# Data extract
_ _ _ _ _
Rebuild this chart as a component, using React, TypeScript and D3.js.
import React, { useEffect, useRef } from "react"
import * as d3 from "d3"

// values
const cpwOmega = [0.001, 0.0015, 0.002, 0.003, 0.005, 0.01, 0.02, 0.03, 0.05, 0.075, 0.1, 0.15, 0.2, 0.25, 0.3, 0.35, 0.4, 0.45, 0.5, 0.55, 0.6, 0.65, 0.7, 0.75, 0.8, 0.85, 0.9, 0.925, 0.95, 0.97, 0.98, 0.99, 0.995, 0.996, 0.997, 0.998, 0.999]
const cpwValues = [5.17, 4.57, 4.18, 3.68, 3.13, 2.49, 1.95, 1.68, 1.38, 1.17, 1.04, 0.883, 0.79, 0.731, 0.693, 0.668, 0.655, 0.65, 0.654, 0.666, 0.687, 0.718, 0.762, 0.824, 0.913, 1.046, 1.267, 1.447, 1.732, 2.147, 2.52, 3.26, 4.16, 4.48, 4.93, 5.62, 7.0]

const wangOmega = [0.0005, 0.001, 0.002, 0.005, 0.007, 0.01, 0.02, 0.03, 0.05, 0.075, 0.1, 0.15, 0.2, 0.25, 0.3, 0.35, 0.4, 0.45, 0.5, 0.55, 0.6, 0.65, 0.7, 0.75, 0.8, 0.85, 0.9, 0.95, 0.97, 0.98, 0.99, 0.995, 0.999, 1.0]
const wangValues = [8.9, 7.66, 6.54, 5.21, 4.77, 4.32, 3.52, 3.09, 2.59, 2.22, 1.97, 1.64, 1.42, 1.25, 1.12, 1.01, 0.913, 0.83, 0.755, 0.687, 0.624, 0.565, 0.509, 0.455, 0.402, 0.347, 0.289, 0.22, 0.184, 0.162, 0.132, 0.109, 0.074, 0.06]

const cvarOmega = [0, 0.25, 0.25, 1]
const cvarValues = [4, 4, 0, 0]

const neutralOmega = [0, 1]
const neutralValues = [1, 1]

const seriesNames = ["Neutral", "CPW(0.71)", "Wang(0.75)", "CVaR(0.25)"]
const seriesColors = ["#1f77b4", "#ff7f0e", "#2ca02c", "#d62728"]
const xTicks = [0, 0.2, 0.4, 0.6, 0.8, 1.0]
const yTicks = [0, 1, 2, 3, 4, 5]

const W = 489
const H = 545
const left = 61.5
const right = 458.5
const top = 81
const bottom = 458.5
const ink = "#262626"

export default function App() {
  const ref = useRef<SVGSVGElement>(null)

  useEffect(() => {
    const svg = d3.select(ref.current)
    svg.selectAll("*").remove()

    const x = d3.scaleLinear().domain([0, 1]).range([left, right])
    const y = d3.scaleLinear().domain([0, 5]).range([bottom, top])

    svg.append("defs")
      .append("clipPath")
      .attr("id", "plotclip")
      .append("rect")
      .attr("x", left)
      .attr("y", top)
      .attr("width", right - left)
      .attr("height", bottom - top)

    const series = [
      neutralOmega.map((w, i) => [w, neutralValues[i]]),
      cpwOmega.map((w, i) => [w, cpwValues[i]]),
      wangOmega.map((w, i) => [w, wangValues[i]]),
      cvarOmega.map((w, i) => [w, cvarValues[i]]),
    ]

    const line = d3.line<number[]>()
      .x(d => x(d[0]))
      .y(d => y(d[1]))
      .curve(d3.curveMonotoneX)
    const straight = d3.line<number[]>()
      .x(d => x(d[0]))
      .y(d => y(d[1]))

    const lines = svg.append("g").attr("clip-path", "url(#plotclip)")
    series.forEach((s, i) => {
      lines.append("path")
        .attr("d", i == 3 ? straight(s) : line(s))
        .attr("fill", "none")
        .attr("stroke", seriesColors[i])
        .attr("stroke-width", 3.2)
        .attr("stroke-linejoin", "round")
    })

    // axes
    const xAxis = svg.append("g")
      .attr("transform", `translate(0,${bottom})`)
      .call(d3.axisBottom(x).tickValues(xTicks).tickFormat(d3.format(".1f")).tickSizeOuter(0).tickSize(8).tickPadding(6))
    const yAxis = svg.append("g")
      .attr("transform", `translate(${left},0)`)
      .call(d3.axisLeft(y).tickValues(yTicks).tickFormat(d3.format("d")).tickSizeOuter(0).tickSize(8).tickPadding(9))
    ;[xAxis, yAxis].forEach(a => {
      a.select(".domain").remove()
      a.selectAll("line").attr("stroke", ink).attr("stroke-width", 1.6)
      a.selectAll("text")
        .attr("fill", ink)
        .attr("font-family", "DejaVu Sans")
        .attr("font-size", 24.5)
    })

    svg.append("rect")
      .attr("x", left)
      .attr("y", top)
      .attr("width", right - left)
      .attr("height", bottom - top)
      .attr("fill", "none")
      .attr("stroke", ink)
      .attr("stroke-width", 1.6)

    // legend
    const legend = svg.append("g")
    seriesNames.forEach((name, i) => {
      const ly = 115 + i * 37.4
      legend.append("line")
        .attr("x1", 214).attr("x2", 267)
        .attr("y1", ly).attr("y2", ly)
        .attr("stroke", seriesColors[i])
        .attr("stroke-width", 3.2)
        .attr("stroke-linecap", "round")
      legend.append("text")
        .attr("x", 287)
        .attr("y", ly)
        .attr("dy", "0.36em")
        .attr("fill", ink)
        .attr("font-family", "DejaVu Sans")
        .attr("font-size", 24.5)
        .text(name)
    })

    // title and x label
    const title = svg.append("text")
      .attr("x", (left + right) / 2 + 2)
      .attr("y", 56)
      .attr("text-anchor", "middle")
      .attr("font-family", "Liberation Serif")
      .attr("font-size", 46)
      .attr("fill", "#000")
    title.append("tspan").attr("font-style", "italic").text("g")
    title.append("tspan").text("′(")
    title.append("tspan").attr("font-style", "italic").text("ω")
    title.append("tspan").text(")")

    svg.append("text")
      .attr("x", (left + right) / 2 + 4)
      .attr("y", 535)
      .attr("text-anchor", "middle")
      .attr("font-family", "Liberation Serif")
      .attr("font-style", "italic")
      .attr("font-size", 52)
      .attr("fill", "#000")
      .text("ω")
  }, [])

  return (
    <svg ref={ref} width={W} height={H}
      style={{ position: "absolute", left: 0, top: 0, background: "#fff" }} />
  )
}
_ _ _ _ _
# Exercise description
Look through the material above and pick out each line holding the word "React".

# In response
Rebuild this chart as a component, using React, TypeScript and D3.js.
import React, { useEffect, useRef } from "react"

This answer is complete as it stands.